Authentication’s Role in Vulnerability, TPRM, and Nth Party Issues
Authentication & Vulnerability Management:
Authentication systems themselves can have vulnerabilities. Software flaws, misconfigurations, or insecure protocols within authentication platforms can be exploited. Effective Vulnerability Management is crucial for identifying and patching these weaknesses before they can be leveraged by attackers to bypass authentication controls.
Authentication & Third-Party Risk Management (TPRM):
Organizations often rely on third-party vendors (e.g., cloud service providers, SaaS applications, managed service providers) that handle their data or provide critical services. The authentication practices of these third parties directly impact your organization’s security posture. A weak authentication policy at a vendor can become your vulnerability. Robust Third-Party Risk Management (TPRM) is essential to assess and enforce strong authentication standards across your vendor ecosystem.
Authentication & Nth Party Risk:
The risk extends beyond direct third parties to Nth parties – your vendors’ vendors, and so on, down the supply chain. If an Nth party with access to sensitive data or systems has poor authentication practices, it can create a backdoor into your organization. Understanding and mitigating these deeper supply chain risks requires comprehensive Nth Party Risk Management, including scrutiny of their authentication controls.
Best Practices for Strong Authentication
To mitigate authentication risks and enhance overall cybersecurity, organizations should implement:
- Mandatory Multi-Factor Authentication (MFA): Implement MFA for all critical systems and accounts.
- Strong Password Policies: Enforce complexity, length, and uniqueness requirements for passwords.
- Regular Security Awareness Training: Educate employees about phishing, social engineering, and the importance of strong authentication.
- Continuous Monitoring: Monitor authentication logs for suspicious activity and anomalies.
- Principle of Least Privilege: Grant users only the minimum access necessary to perform their job functions.
- Regular Audits: Periodically review authentication policies, configurations, and user access.
- Secure Credential Storage: Store credentials using robust encryption and secure key management practices.
For more comprehensive guidelines on digital identity and authentication, consult resources like the NIST Special Publication 800-63B: Authentication and Lifecycle Management.
Other Definitions
Verifying the identity of a user, process, or device, often as a prerequisite to allowing access to resources in an information system.
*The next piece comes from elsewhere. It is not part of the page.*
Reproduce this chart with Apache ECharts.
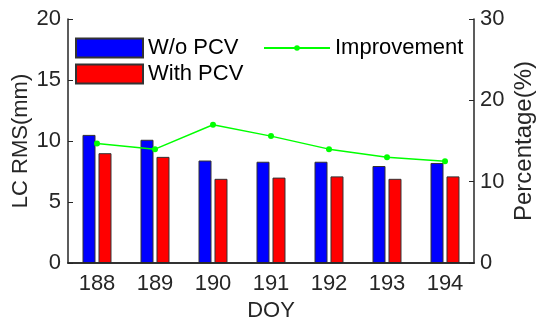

SOURCE: SP 800-53; SP 800-53A; SP 800-27; FIPS 200; SP 800-30
The process of establishing confidence of authenticity.
SOURCE: FIPS 201
Encompasses identity verification, message origin authentication, and message content authentication.
SOURCE: FIPS 190
A process that establishes the origin of information or determines an entity’s identity.
SOURCE: SP 800-21
The process of verifying the identity or other attributes claimed by or assumed of an entity (user, process, or device), or to verify the source and integrity of data.
SOURCE: CNSSI-4009
The process of establishing confidence in the identity of users or information systems.